PROMPT:
Write each line out exactly, leaving none out.

GIVEN MATERIAL:
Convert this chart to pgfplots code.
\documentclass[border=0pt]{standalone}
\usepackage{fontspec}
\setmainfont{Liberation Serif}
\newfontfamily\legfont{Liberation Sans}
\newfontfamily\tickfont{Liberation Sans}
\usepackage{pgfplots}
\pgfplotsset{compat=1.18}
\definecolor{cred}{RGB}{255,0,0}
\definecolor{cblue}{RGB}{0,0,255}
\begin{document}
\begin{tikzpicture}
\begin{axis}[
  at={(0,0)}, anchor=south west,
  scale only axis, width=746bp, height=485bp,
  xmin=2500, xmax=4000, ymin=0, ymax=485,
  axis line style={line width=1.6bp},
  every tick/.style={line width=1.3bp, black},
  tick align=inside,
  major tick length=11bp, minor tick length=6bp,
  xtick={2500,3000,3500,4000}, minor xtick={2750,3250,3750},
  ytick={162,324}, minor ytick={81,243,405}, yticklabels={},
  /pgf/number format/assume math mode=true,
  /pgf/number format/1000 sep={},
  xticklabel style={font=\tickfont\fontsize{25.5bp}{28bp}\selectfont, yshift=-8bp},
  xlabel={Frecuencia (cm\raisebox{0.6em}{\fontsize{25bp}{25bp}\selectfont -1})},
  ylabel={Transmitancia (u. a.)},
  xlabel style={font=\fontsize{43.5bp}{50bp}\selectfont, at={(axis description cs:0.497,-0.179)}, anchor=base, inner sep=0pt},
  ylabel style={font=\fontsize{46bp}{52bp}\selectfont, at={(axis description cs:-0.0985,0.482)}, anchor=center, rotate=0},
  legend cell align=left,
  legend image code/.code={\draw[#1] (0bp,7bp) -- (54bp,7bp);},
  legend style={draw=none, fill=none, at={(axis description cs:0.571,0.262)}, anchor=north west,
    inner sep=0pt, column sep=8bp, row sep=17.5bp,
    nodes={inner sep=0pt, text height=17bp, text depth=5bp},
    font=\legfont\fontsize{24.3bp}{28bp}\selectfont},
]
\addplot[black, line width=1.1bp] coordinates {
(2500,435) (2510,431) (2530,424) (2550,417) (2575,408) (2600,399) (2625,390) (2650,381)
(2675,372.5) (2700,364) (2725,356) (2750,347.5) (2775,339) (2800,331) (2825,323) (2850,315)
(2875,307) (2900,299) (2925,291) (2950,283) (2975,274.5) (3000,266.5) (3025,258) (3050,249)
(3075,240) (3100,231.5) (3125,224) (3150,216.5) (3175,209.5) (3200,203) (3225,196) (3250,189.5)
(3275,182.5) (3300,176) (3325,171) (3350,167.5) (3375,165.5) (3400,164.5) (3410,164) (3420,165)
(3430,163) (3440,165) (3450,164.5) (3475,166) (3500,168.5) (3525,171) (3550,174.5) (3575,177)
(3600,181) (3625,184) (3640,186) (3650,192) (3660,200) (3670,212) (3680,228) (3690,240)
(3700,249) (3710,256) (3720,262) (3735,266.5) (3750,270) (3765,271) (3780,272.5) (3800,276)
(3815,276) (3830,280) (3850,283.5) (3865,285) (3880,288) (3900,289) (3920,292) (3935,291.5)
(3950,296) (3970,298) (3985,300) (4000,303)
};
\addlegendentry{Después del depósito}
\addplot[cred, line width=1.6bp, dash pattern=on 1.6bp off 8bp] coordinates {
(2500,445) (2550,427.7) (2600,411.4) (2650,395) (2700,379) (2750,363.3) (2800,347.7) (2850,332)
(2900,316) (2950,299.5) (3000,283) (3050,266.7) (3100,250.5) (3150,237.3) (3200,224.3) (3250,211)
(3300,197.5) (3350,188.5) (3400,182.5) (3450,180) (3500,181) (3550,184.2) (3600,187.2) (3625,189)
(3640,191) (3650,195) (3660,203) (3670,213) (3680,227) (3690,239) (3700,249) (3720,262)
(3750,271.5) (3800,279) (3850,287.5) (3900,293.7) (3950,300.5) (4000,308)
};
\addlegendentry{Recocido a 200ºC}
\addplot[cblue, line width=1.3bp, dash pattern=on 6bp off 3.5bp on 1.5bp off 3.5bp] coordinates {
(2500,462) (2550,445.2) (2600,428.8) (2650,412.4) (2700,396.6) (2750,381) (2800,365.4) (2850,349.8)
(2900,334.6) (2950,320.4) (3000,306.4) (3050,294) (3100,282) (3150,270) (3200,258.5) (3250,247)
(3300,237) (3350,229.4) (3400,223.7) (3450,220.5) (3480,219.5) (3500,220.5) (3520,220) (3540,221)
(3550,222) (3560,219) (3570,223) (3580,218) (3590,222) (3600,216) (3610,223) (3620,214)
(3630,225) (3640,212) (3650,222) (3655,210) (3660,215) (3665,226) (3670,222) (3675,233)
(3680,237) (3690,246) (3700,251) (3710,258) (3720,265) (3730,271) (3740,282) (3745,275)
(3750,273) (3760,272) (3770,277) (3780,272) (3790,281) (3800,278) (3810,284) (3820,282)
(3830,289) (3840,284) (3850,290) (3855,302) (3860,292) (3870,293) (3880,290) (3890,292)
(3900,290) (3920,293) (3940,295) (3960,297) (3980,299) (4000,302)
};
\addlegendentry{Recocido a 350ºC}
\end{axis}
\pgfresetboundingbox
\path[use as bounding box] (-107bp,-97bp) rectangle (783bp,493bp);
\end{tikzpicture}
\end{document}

TASK OUTPUT:
Convert this chart to pgfplots code.
\documentclass[border=0pt]{standalone}
\usepackage{fontspec}
\setmainfont{Liberation Serif}
\newfontfamily\legfont{Liberation Sans}
\newfontfamily\tickfont{Liberation Sans}
\usepackage{pgfplots}
\pgfplotsset{compat=1.18}
\definecolor{cred}{RGB}{255,0,0}
\definecolor{cblue}{RGB}{0,0,255}
\begin{document}
\begin{tikzpicture}
\begin{axis}[
  at={(0,0)}, anchor=south west,
  scale only axis, width=746bp, height=485bp,
  xmin=2500, xmax=4000, ymin=0, ymax=485,
  axis line style={line width=1.6bp},
  every tick/.style={line width=1.3bp, black},
  tick align=inside,
  major tick length=11bp, minor tick length=6bp,
  xtick={2500,3000,3500,4000}, minor xtick={2750,3250,3750},
  ytick={162,324}, minor ytick={81,243,405}, yticklabels={},
  /pgf/number format/assume math mode=true,
  /pgf/number format/1000 sep={},
  xticklabel style={font=\tickfont\fontsize{25.5bp}{28bp}\selectfont, yshift=-8bp},
  xlabel={Frecuencia (cm\raisebox{0.6em}{\fontsize{25bp}{25bp}\selectfont -1})},
  ylabel={Transmitancia (u. a.)},
  xlabel style={font=\fontsize{43.5bp}{50bp}\selectfont, at={(axis description cs:0.497,-0.179)}, anchor=base, inner sep=0pt},
  ylabel style={font=\fontsize{46bp}{52bp}\selectfont, at={(axis description cs:-0.0985,0.482)}, anchor=center, rotate=0},
  legend cell align=left,
  legend image code/.code={\draw[#1] (0bp,7bp) -- (54bp,7bp);},
  legend style={draw=none, fill=none, at={(axis description cs:0.571,0.262)}, anchor=north west,
    inner sep=0pt, column sep=8bp, row sep=17.5bp,
    nodes={inner sep=0pt, text height=17bp, text depth=5bp},
    font=\legfont\fontsize{24.3bp}{28bp}\selectfont},
]
\addplot[black, line width=1.1bp] coordinates {
(2500,435) (2510,431) (2530,424) (2550,417) (2575,408) (2600,399) (2625,390) (2650,381)
(2675,372.5) (2700,364) (2725,356) (2750,347.5) (2775,339) (2800,331) (2825,323) (2850,315)
(2875,307) (2900,299) (2925,291) (2950,283) (2975,274.5) (3000,266.5) (3025,258) (3050,249)
(3075,240) (3100,231.5) (3125,224) (3150,216.5) (3175,209.5) (3200,203) (3225,196) (3250,189.5)
(3275,182.5) (3300,176) (3325,171) (3350,167.5) (3375,165.5) (3400,164.5) (3410,164) (3420,165)
(3430,163) (3440,165) (3450,164.5) (3475,166) (3500,168.5) (3525,171) (3550,174.5) (3575,177)
(3600,181) (3625,184) (3640,186) (3650,192) (3660,200) (3670,212) (3680,228) (3690,240)
(3700,249) (3710,256) (3720,262) (3735,266.5) (3750,270) (3765,271) (3780,272.5) (3800,276)
(3815,276) (3830,280) (3850,283.5) (3865,285) (3880,288) (3900,289) (3920,292) (3935,291.5)
(3950,296) (3970,298) (3985,300) (4000,303)
};
\addlegendentry{Después del depósito}
\addplot[cred, line width=1.6bp, dash pattern=on 1.6bp off 8bp] coordinates {
(2500,445) (2550,427.7) (2600,411.4) (2650,395) (2700,379) (2750,363.3) (2800,347.7) (2850,332)
(2900,316) (2950,299.5) (3000,283) (3050,266.7) (3100,250.5) (3150,237.3) (3200,224.3) (3250,211)
(3300,197.5) (3350,188.5) (3400,182.5) (3450,180) (3500,181) (3550,184.2) (3600,187.2) (3625,189)
(3640,191) (3650,195) (3660,203) (3670,213) (3680,227) (3690,239) (3700,249) (3720,262)
(3750,271.5) (3800,279) (3850,287.5) (3900,293.7) (3950,300.5) (4000,308)
};
\addlegendentry{Recocido a 200ºC}
\addplot[cblue, line width=1.3bp, dash pattern=on 6bp off 3.5bp on 1.5bp off 3.5bp] coordinates {
(2500,462) (2550,445.2) (2600,428.8) (2650,412.4) (2700,396.6) (2750,381) (2800,365.4) (2850,349.8)
(2900,334.6) (2950,320.4) (3000,306.4) (3050,294) (3100,282) (3150,270) (3200,258.5) (3250,247)
(3300,237) (3350,229.4) (3400,223.7) (3450,220.5) (3480,219.5) (3500,220.5) (3520,220) (3540,221)
(3550,222) (3560,219) (3570,223) (3580,218) (3590,222) (3600,216) (3610,223) (3620,214)
(3630,225) (3640,212) (3650,222) (3655,210) (3660,215) (3665,226) (3670,222) (3675,233)
(3680,237) (3690,246) (3700,251) (3710,258) (3720,265) (3730,271) (3740,282) (3745,275)
(3750,273) (3760,272) (3770,277) (3780,272) (3790,281) (3800,278) (3810,284) (3820,282)
(3830,289) (3840,284) (3850,290) (3855,302) (3860,292) (3870,293) (3880,290) (3890,292)
(3900,290) (3920,293) (3940,295) (3960,297) (3980,299) (4000,302)
};
\addlegendentry{Recocido a 350ºC}
\end{axis}
\pgfresetboundingbox
\path[use as bounding box] (-107bp,-97bp) rectangle (783bp,493bp);
\end{tikzpicture}
\end{document}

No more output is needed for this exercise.